Nem Flávio, nem Júpiter, nem Apple, nem Maçã

Por andei nesse mundo eu sempre comentei as pessoas que existia sim um Rock de expressão sul americano. Para mim o gênero teve muitas vertentes importantes; a primeira delas o icônico Rock Argentino, aquele de Charly, Espinetta, Nebbia, Vírus, Soda, Sui Generis, Pappo e por ai vai. Depois deles, o rock brasileiro com seus MutantesSecos e Molhados, a turma de Brasília esculpida a la Renato Russo e sua legião. O Barão de Cazuza e Frejat. Os Titãs de Cabeça de Dinossauro, os Paralamas de Hebert, Bi e Barone.
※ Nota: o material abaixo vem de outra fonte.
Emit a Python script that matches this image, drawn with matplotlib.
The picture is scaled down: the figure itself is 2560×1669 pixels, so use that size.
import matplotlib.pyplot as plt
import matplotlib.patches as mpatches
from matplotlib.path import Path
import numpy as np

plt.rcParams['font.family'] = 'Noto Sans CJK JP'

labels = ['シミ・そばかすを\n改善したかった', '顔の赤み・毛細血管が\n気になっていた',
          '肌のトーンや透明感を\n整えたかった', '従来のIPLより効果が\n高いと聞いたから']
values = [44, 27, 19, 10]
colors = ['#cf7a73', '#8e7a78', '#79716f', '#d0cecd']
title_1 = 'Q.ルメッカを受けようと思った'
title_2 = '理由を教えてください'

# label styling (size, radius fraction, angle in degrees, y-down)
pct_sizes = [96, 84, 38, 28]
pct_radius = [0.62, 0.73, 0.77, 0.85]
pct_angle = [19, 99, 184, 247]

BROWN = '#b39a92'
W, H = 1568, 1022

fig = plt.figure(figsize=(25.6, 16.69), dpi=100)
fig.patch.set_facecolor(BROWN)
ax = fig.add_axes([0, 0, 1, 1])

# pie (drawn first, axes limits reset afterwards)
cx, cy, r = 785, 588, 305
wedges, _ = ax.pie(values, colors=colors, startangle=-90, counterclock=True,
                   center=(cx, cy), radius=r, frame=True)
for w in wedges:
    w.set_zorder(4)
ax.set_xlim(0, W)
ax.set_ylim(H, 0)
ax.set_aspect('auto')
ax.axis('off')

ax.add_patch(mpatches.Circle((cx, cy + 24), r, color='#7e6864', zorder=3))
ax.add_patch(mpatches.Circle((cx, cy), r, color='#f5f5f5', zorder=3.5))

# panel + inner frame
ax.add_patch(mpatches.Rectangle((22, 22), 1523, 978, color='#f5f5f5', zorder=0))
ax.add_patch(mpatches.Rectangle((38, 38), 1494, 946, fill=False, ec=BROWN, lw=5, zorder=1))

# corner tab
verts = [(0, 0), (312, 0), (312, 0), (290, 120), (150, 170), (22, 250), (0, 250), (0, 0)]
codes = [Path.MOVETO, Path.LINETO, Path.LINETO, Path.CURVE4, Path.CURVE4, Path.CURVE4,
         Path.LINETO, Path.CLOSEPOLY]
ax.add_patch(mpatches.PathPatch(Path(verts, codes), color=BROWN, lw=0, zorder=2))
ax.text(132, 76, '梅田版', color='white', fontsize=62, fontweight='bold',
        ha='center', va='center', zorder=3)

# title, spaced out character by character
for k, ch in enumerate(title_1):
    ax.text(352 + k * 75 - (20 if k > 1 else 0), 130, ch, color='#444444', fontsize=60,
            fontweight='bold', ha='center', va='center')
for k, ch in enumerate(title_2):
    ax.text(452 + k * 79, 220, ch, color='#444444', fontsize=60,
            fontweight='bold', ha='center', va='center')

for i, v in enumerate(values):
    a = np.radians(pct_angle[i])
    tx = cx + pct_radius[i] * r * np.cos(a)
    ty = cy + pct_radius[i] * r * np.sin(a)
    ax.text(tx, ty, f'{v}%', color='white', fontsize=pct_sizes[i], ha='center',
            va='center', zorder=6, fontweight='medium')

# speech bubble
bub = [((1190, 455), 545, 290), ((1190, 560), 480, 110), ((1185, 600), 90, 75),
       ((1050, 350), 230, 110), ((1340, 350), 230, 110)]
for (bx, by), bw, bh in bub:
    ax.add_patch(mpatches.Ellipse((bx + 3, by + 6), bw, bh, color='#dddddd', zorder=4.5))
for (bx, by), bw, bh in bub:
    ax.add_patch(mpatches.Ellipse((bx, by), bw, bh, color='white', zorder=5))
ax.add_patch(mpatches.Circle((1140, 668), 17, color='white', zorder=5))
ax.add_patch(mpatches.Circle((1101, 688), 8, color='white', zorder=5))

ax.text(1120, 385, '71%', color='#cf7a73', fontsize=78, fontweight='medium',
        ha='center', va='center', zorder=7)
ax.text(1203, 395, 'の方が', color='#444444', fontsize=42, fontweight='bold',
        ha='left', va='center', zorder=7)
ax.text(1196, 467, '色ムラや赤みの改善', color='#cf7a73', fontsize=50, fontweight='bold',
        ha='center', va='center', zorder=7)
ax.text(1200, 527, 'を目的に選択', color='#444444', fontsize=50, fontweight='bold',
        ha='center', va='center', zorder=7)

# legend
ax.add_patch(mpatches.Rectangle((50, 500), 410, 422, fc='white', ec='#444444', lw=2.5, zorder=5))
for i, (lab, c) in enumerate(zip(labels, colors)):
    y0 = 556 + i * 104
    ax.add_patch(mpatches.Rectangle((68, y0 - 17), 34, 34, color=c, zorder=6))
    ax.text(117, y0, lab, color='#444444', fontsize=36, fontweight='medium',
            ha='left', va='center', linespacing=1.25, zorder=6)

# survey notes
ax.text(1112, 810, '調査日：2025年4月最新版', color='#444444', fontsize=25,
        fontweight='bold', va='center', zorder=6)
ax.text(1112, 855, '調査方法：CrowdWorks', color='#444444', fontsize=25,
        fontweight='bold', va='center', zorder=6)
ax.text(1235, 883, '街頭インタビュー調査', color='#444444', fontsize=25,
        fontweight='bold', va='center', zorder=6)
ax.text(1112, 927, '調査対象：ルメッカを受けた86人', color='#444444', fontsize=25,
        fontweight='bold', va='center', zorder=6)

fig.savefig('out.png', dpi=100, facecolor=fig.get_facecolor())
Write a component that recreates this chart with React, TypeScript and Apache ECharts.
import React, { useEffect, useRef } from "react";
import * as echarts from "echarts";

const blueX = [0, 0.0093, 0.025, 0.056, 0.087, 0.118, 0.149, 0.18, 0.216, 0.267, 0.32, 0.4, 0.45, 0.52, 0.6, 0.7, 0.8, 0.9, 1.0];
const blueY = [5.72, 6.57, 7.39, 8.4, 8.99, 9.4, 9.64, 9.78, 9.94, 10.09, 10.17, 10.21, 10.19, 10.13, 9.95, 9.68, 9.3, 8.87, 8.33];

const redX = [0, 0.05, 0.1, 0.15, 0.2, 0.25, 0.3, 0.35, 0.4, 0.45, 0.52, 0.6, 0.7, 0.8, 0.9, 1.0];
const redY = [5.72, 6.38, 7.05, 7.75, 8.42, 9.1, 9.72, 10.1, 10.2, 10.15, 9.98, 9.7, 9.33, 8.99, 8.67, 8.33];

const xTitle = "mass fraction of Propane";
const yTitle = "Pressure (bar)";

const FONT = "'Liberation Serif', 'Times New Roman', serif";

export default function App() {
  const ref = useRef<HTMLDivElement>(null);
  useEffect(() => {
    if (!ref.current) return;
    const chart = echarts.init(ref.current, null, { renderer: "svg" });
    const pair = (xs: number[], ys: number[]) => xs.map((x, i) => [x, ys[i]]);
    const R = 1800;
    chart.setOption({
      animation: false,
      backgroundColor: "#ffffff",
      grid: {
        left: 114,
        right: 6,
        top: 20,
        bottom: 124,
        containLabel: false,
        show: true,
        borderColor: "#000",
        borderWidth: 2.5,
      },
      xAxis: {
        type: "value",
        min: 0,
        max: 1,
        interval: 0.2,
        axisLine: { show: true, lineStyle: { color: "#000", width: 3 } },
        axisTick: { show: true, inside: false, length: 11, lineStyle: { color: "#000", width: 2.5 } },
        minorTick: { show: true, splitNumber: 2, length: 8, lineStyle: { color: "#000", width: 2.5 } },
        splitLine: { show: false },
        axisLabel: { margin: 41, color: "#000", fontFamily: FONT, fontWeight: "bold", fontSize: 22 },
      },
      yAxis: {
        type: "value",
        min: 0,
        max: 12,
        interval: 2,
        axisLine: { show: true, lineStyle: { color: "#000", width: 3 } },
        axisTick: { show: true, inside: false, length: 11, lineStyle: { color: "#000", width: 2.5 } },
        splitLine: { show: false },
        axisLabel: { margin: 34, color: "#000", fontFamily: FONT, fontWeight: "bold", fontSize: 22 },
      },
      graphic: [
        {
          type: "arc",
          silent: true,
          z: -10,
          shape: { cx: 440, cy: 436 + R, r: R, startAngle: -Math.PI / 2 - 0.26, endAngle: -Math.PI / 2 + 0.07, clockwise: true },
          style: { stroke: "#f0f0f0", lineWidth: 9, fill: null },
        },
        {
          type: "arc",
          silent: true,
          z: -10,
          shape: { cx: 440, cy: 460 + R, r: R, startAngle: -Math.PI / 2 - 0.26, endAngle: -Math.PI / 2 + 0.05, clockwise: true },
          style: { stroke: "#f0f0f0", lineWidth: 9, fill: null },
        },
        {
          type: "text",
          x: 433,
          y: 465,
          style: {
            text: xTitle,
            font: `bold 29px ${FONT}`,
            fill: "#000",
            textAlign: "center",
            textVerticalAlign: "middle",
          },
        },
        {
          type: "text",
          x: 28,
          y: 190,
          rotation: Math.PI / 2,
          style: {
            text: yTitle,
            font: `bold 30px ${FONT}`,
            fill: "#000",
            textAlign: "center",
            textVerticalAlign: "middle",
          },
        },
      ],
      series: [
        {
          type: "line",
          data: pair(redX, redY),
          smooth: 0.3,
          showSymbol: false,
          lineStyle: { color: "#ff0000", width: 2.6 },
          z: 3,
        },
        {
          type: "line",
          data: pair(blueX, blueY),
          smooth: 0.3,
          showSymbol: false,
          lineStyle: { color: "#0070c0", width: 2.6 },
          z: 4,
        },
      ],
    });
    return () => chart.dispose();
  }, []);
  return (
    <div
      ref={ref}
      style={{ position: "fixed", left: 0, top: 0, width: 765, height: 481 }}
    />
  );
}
Cara! E tantos outros que não caberia aqui.

Mas no sul do Brasil, a 500 km do Uruguai – que também figura com um rock não tão expressivo quanto o argentino, mas de grande amplitude artística –, ali surgiu o Rock Gaúcho (leva acento). O mais original desse país a meu ver. Talvez não o melhor ou mais politizado, mas foi o mais visceral e "sujo" ao estilo punk inglês. Flávio Basso e cia. foram a vanguarda de um movimento que hoje não existe mais. Não, esse movimento não queria tocar rock de protesto ou agradar tanto quem os ouvia. Estes caras queriam abominar a caretice, dizer menstruada em horário nobre de TV, bater uma punhetinha de verão e depois ir todos para um lugar do caralho chutar o gato preto.

Quanto a Flávio Basso, ele já não era mais Flávio, foi Júpiter, era Apple, maçã e tanta coisa que talvez tenha se perdido em seu way of life outsider. Sem ele o rock do sul fica sem pai, até meio sem vida. Não, ele não virou anjo, nem foi um mito na Terra. Ele apenas é e foi o tal do Rock Gaúcho.